── Data section ──
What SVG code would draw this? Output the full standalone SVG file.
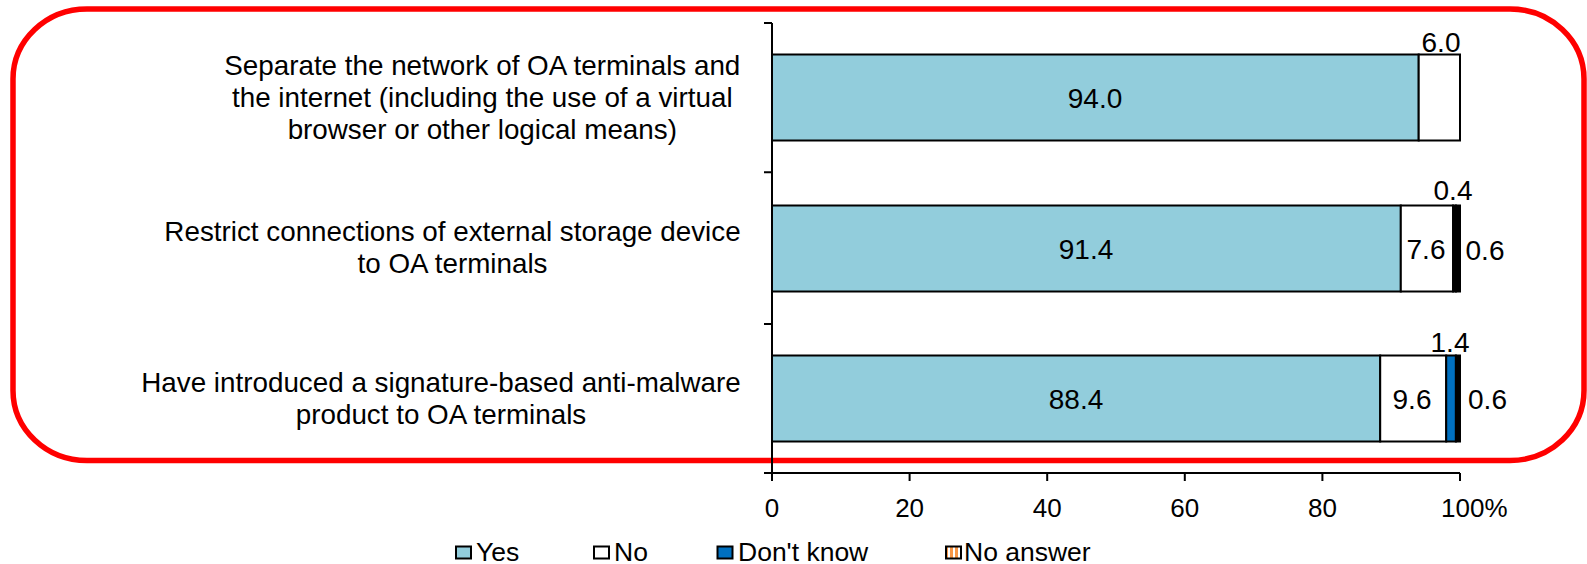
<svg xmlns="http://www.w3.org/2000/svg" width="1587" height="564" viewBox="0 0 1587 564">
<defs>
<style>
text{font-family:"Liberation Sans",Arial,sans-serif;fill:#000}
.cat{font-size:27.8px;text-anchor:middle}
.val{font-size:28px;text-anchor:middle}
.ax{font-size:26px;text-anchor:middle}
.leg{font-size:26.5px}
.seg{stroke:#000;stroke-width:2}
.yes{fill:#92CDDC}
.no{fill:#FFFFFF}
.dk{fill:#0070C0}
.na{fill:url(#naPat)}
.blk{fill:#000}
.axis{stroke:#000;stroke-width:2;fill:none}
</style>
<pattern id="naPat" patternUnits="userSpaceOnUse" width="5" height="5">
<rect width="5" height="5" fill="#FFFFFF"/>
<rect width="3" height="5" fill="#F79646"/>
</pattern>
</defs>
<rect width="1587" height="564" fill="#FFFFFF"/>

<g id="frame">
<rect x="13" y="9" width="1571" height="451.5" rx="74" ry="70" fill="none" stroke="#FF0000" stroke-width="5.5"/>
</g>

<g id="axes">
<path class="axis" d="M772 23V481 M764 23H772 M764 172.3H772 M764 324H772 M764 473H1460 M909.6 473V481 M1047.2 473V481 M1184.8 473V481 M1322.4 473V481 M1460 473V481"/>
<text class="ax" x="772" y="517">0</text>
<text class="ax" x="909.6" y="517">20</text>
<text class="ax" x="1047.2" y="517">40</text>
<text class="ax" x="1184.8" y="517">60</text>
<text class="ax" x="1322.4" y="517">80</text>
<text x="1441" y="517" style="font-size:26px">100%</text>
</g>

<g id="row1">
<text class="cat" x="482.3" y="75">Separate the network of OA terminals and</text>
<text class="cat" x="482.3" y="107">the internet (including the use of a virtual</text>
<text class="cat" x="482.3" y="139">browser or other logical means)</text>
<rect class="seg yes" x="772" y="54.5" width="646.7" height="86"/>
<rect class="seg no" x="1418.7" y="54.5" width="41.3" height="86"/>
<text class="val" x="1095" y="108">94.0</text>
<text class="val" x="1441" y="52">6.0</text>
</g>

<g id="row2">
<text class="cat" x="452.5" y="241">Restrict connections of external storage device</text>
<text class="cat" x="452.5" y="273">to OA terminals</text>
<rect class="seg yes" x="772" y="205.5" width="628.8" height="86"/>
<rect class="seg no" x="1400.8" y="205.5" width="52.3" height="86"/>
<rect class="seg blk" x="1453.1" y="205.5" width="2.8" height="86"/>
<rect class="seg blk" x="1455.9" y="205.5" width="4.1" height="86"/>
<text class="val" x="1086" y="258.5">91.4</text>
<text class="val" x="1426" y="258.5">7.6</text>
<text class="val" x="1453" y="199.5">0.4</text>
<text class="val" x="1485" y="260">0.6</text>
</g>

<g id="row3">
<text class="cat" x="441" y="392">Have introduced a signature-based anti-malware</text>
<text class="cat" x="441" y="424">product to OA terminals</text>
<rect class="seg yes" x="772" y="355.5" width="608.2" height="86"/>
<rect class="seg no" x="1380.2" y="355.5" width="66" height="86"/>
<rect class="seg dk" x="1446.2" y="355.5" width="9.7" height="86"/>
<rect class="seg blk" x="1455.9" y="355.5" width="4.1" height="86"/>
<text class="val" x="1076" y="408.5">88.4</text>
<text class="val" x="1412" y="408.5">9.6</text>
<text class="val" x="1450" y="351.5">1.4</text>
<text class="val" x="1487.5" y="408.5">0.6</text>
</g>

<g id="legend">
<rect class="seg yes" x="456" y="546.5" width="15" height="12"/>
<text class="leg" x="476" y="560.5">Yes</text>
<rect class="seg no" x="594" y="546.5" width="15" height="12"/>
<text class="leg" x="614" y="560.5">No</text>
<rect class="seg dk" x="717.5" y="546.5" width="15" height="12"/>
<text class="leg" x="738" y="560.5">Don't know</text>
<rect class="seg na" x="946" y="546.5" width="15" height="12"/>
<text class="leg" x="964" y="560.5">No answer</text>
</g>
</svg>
───
**The request**:
Copy out all of the data word for word. Do not carry over any picture.

**Solution**:
What SVG code would draw this? Output the full standalone SVG file.
<svg xmlns="http://www.w3.org/2000/svg" width="1587" height="564" viewBox="0 0 1587 564">
<defs>
<style>
text{font-family:"Liberation Sans",Arial,sans-serif;fill:#000}
.cat{font-size:27.8px;text-anchor:middle}
.val{font-size:28px;text-anchor:middle}
.ax{font-size:26px;text-anchor:middle}
.leg{font-size:26.5px}
.seg{stroke:#000;stroke-width:2}
.yes{fill:#92CDDC}
.no{fill:#FFFFFF}
.dk{fill:#0070C0}
.na{fill:url(#naPat)}
.blk{fill:#000}
.axis{stroke:#000;stroke-width:2;fill:none}
</style>
<pattern id="naPat" patternUnits="userSpaceOnUse" width="5" height="5">
<rect width="5" height="5" fill="#FFFFFF"/>
<rect width="3" height="5" fill="#F79646"/>
</pattern>
</defs>
<rect width="1587" height="564" fill="#FFFFFF"/>

<g id="frame">
<rect x="13" y="9" width="1571" height="451.5" rx="74" ry="70" fill="none" stroke="#FF0000" stroke-width="5.5"/>
</g>

<g id="axes">
<path class="axis" d="M772 23V481 M764 23H772 M764 172.3H772 M764 324H772 M764 473H1460 M909.6 473V481 M1047.2 473V481 M1184.8 473V481 M1322.4 473V481 M1460 473V481"/>
<text class="ax" x="772" y="517">0</text>
<text class="ax" x="909.6" y="517">20</text>
<text class="ax" x="1047.2" y="517">40</text>
<text class="ax" x="1184.8" y="517">60</text>
<text class="ax" x="1322.4" y="517">80</text>
<text x="1441" y="517" style="font-size:26px">100%</text>
</g>

<g id="row1">
<text class="cat" x="482.3" y="75">Separate the network of OA terminals and</text>
<text class="cat" x="482.3" y="107">the internet (including the use of a virtual</text>
<text class="cat" x="482.3" y="139">browser or other logical means)</text>
<rect class="seg yes" x="772" y="54.5" width="646.7" height="86"/>
<rect class="seg no" x="1418.7" y="54.5" width="41.3" height="86"/>
<text class="val" x="1095" y="108">94.0</text>
<text class="val" x="1441" y="52">6.0</text>
</g>

<g id="row2">
<text class="cat" x="452.5" y="241">Restrict connections of external storage device</text>
<text class="cat" x="452.5" y="273">to OA terminals</text>
<rect class="seg yes" x="772" y="205.5" width="628.8" height="86"/>
<rect class="seg no" x="1400.8" y="205.5" width="52.3" height="86"/>
<rect class="seg blk" x="1453.1" y="205.5" width="2.8" height="86"/>
<rect class="seg blk" x="1455.9" y="205.5" width="4.1" height="86"/>
<text class="val" x="1086" y="258.5">91.4</text>
<text class="val" x="1426" y="258.5">7.6</text>
<text class="val" x="1453" y="199.5">0.4</text>
<text class="val" x="1485" y="260">0.6</text>
</g>

<g id="row3">
<text class="cat" x="441" y="392">Have introduced a signature-based anti-malware</text>
<text class="cat" x="441" y="424">product to OA terminals</text>
<rect class="seg yes" x="772" y="355.5" width="608.2" height="86"/>
<rect class="seg no" x="1380.2" y="355.5" width="66" height="86"/>
<rect class="seg dk" x="1446.2" y="355.5" width="9.7" height="86"/>
<rect class="seg blk" x="1455.9" y="355.5" width="4.1" height="86"/>
<text class="val" x="1076" y="408.5">88.4</text>
<text class="val" x="1412" y="408.5">9.6</text>
<text class="val" x="1450" y="351.5">1.4</text>
<text class="val" x="1487.5" y="408.5">0.6</text>
</g>

<g id="legend">
<rect class="seg yes" x="456" y="546.5" width="15" height="12"/>
<text class="leg" x="476" y="560.5">Yes</text>
<rect class="seg no" x="594" y="546.5" width="15" height="12"/>
<text class="leg" x="614" y="560.5">No</text>
<rect class="seg dk" x="717.5" y="546.5" width="15" height="12"/>
<text class="leg" x="738" y="560.5">Don't know</text>
<rect class="seg na" x="946" y="546.5" width="15" height="12"/>
<text class="leg" x="964" y="560.5">No answer</text>
</g>
</svg>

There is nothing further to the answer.